La protection de l’environnement, le renouvellement des sources d’énergie, la gestion des biens communs vont constituer un vaste ensemble qui devient à la fois un enjeu et un immense marché. La Conférence de Rio en 1992 suivie de l’ouverture de l’Agenda 21 proposent aux pouvoirs publics de tous les échelons administratifs et aux entreprises du secteur privé de nombreuses responsabilités environnementales et sociétales. Les années 1990 marquent alors un repère décisif dans l’évolution de la production des biens, des services et dans la multiplication des échanges : la nature n’est plus envisagée comme un immense réservoir de ressources inépuisables mais comme la gardienne de l’humanité dont il faut prendre soin. Ce tournant rapidement intégré dans l’évolution de la croissance, apporte un nouveau visage au système industriel :
- de grands groupes privés se chargent de la production d’énergie, d’eau potable ou de la construction d’infrastructures en enrichissant les normes dictées par les pouvoirs publics. A partir des années 2000, Ils proposeront leurs services aux administrations publiques sous la forme contrats de partenariat public-privé (PPP).
- des PME – PMI apparaissent et l l’objectif sera de « réparer » l’environnement tout en dégageant de la valeur ajoutée. Ce fut le cas de la société Phytorestore, dont l’activité apporte de nombreux points de réflexion sur la force de la nature confrontée aux dégâts causés par l’insatisfaction humaine.
Créée en 2004 dans la région parisienne, Phytorestore est une entreprise qui produit des services de dépollution, grâce à la technique de jardins filtrants dont les principes furent initiés dans les années 1990. Cette entreprise, employant des salariés sur des petites structures est aujourd’hui présente en Chine et au Brésil. L’enjeu n’est pas de promouvoir les délocalisations mais de multiplier les sites de dépollution en fonction des besoins des industriels à l’amont et des collectivités locales à l’aval.

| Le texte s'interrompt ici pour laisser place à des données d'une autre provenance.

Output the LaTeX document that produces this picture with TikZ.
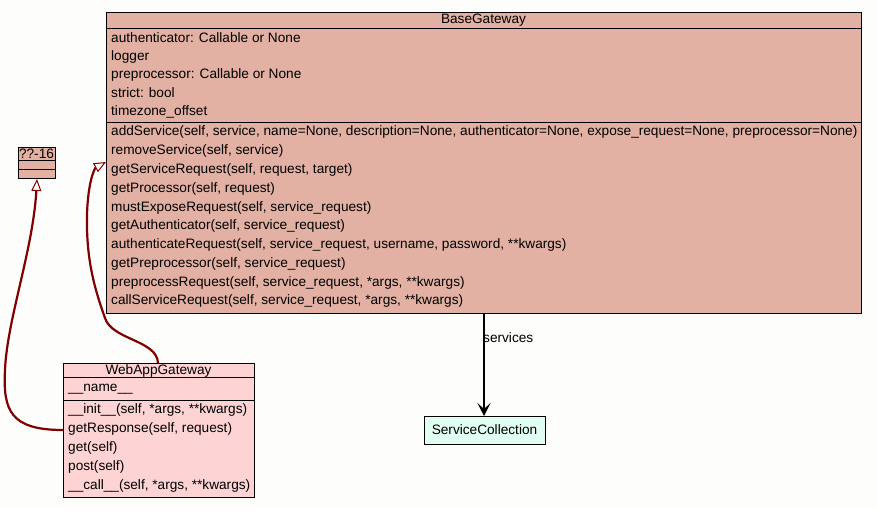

Pour les aspects techniques, l’entreprise traite les rejets des industries de tous secteurs en utilisant des zones humides ou des friches industrielles. L’objectif est de choisir les plantes adaptées à tout type de pollution (air, eau, sols) et compatibles aux différents climats. La coordination de compétences détenues par les maîtres d’ouvrages, architectes, paysagistes, ingénieurs agronomes et techniciens, reste au cœur du projet. Des partenariats ont par ailleurs été signés avec le CNRS et l’INRA. Ce nouveau secteur d’activité intègre tous les paramètres nécessaires à un projet d’industrialisation sur le long terme. Une marque « jardins filtrants® » a été déposée auprès de l’INPI, afin de protéger une démarche basée sur cinq principes : respect de la biodiversité, traitement spécifique à chaque type de pollution, entretien régulier de la zone traitée, emploi de techniques simples et économiques, respect et réhabilitation du paysage pouvant servir de référence pédagogique.
Hormis le dépôt d’une marque préservant l’exclusivité, l’entreprise est en contact direct avec les pouvoirs administratifs, locaux, nationaux et européens. Par l’ajustement des plantes aux différentes zones géographiques, l’internationalisation ne cause pas problème majeur, quelle que soit la taille de l’entreprise. Les certifications environnementales internationales BREEAM, LEED, et HQE relatives à la conception et à la construction des bâtiments non résidentiels renforcent la collaboration des partenaires privés et publics. La faiblesse des coûts de production invitent les collectivités locales à se joindre au projet sans engendrer des loyers élevés où un endettement handicapant. Les collectivités locales peuvent également trouver un avantage à dépolluer des sols afin d’y développer dans le futur d’autres activités industrielles ou commerciales.
Avec cet exemple, non seulement il est permis de croire que le système industriel peut rebondir dans les pays qui ont mis en œuvre la première révolution industrielle mais il montre qu’il est aussi possible d’envisager la croissance autrement. La pollution n’est pas une fatalité.
La collaboration entre acteurs privés et publics comme la diversification des compétences présente de multiples possibilités. Les accords peuvent être avantageux pour l’ensemble des parties prenantes, sans créer l’endettement massif des collectivités territoriales.
En remettant de l’ordre dans le rejet de déchets industriels, la nature ne nous inviterait-elle pas à repenser le système global en nous recentrant sur l’essentiel, sur l’intérêt général ?
1 Notre avenir à tous, rapport de la Commission mondiale sur l’environnement et le développement, rapport de la Commission mondiale sur l’environnement et le développement, Editions Lambda 1987.